La période semble en effet propice : le féminisme est un sujet bien plus porteur qu’il y a 20/30 ans.

Oui, aujourd’hui, des artistes comme Angèle ou Suzanne, qui sont très engagées sur ces sujets, sont très populaires auprès des jeunes filles mais aussi de leurs mères. Ce sont des rôles-modèles, et on en revient au mentorat parce que c’est ce qu’il manque souvent. Il faut montrer ces profils de femmes qui réussissent pour que ça en inspire d’autres. Moi, quand j’ai démarré ma carrière dans le disque il y a une petite quinzaine d’années, j’aurais bien aimé voir des femmes dans mon entourage à qui j’aurais pu m’identifier. Si les Lo’Jo n’avaient pas eu le courage de me confier les rênes du projet malgré mes 20 ans à l’époque, je n’en serais pas là aujourd’hui.
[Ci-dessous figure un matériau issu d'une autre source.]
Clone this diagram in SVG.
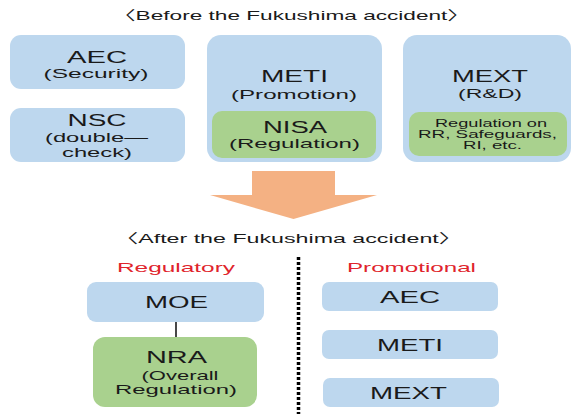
<svg xmlns="http://www.w3.org/2000/svg" width="572" height="414" viewBox="0 0 572 414">
<defs>
<style>
text{font-family:"Liberation Sans",Arial,"Noto Sans CJK KR",sans-serif;fill:#1a1a1a;text-anchor:middle}
.t{font-size:13px}
.big{font-size:16px}
.mid{font-size:13px}
.sm{font-size:10.5px}
.red{font-size:13.5px;fill:#e0242c}
.blue{fill:#bdd7ee}
.green{fill:#a9d18e}
</style>
</defs>
<rect width="572" height="414" fill="#ffffff"/>
<text class="t" x="291.5" y="20" textLength="357" lengthAdjust="spacingAndGlyphs">〈Before the Fukushima accident〉</text>
<g id="aec-before">
<rect class="blue" x="10" y="35" width="175" height="54" rx="11"/>
<text class="big" x="97" y="63" textLength="60" lengthAdjust="spacingAndGlyphs">AEC</text>
<text class="mid" x="96" y="78" textLength="105" lengthAdjust="spacingAndGlyphs">(Security)</text>
</g>
<g id="nsc">
<rect class="blue" x="10" y="108" width="175" height="54" rx="11"/>
<text class="big" x="97" y="126" textLength="59" lengthAdjust="spacingAndGlyphs">NSC</text>
<text class="mid" x="96.5" y="142" textLength="103" lengthAdjust="spacingAndGlyphs">(double—</text>
<text class="mid" x="97" y="157" textLength="70" lengthAdjust="spacingAndGlyphs">check)</text>
</g>
<g id="meti-before">
<rect class="blue" x="207" y="35" width="175" height="127" rx="14"/>
<text class="big" x="294.5" y="82" textLength="67" lengthAdjust="spacingAndGlyphs">METI</text>
<text class="mid" x="294" y="99" textLength="126" lengthAdjust="spacingAndGlyphs">(Promotion)</text>
</g>
<g id="nisa">
<rect class="green" x="212" y="111" width="164" height="47" rx="10"/>
<text class="big" x="295" y="133" textLength="64" lengthAdjust="spacingAndGlyphs">NISA</text>
<text class="mid" x="294.5" y="148" textLength="131" lengthAdjust="spacingAndGlyphs">(Regulation)</text>
</g>
<g id="mext-before">
<rect class="blue" x="403" y="35" width="168" height="127" rx="14"/>
<text class="big" x="490" y="82" textLength="76" lengthAdjust="spacingAndGlyphs">MEXT</text>
<text class="mid" x="490" y="98" textLength="64" lengthAdjust="spacingAndGlyphs">(R&amp;D)</text>
</g>
<g id="mext-regulation">
<rect class="green" x="409" y="112" width="158" height="44" rx="10"/>
<text class="sm" x="491" y="127" textLength="112" lengthAdjust="spacingAndGlyphs">Regulation on</text>
<text class="sm" x="487.5" y="138" textLength="139" lengthAdjust="spacingAndGlyphs">RR, Safeguards,</text>
<text class="sm" x="492.5" y="149" textLength="59" lengthAdjust="spacingAndGlyphs">RI, etc.</text>
</g>
<g id="transition-arrow">
<polygon points="252,171 335,171 335,195 377,195 293.5,219 210,195 252,195" fill="#f4b183"/>
</g>
<text class="t" x="288.5" y="243" textLength="347" lengthAdjust="spacingAndGlyphs">〈After the Fukushima accident〉</text>
<text class="red" x="176" y="272" textLength="118" lengthAdjust="spacingAndGlyphs">Regulatory</text>
<text class="red" x="411.5" y="272" textLength="129" lengthAdjust="spacingAndGlyphs">Promotional</text>
<g id="connectors">
<line x1="298.5" y1="257" x2="298.5" y2="414" stroke="#000" stroke-width="3.5" stroke-dasharray="3 2"/>
<line x1="176" y1="322" x2="176" y2="337" stroke="#1a1a1a" stroke-width="1.6"/>
</g>
<g id="moe">
<rect class="blue" x="87" y="282" width="177" height="40" rx="9"/>
<text class="big" x="176.5" y="308" textLength="63" lengthAdjust="spacingAndGlyphs">MOE</text>
</g>
<g id="nra">
<rect class="green" x="93" y="337" width="164" height="70" rx="12"/>
<text class="big" x="176.5" y="363" textLength="61" lengthAdjust="spacingAndGlyphs">NRA</text>
<text class="mid" x="180" y="380" textLength="77" lengthAdjust="spacingAndGlyphs">(Overall</text>
<text class="mid" x="176" y="394" textLength="122" lengthAdjust="spacingAndGlyphs">Regulation)</text>
</g>
<g id="aec-after">
<rect class="blue" x="322" y="282" width="176" height="29" rx="7"/>
<text class="big" x="410" y="303" textLength="60" lengthAdjust="spacingAndGlyphs">AEC</text>
</g>
<g id="meti-after">
<rect class="blue" x="322" y="330" width="176" height="29" rx="7"/>
<text class="big" x="410" y="351" textLength="66" lengthAdjust="spacingAndGlyphs">METI</text>
</g>
<g id="mext-after">
<rect class="blue" x="323" y="378" width="176" height="29" rx="7"/>
<text class="big" x="408.5" y="399" textLength="77" lengthAdjust="spacingAndGlyphs">MEXT</text>
</g>
</svg>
Quand je discute avec mes mentorées, je leur explique tout de suite ce à quoi elles peuvent aspirer, pour qu’elles ne brident pas leurs ambitions.

Est-ce que vous avez des objectifs chiffrés ?

C’est difficile. On est tellement dans une phase où les choses bougent. Tout dépend de comment vont évoluer les mentalités, de la vitesse où le cadre va bouger. On ne peut pas encore prévoir les retombées de l’après-#MeToo : beaucoup de gens qui avaient des comportement de prédateurs ont été ou vont être prochainement virés, peut-être que les femmes vont alors mieux s’épanouir dans un milieu professionnel où la parole est libérée et où ce type de comportement ne reste plus impuni. Mais il faudra que tout le monde mette la main à la pâte : les femmes mais aussi les hommes, qui vont devoir accepter de confier leur projet artistique à des femmes. Et ça va de toute façon prendre un peu de temps pour rattraper les années de retard et laisser arriver suffisamment de femmes gérantes d’entreprise pour établir une parité par exemple dans les commissions d’attribution de subvention, etc. Tout ça va donc prendre quelques années, mais je suis optimiste pour l’avenir, c’est le sens de la marche.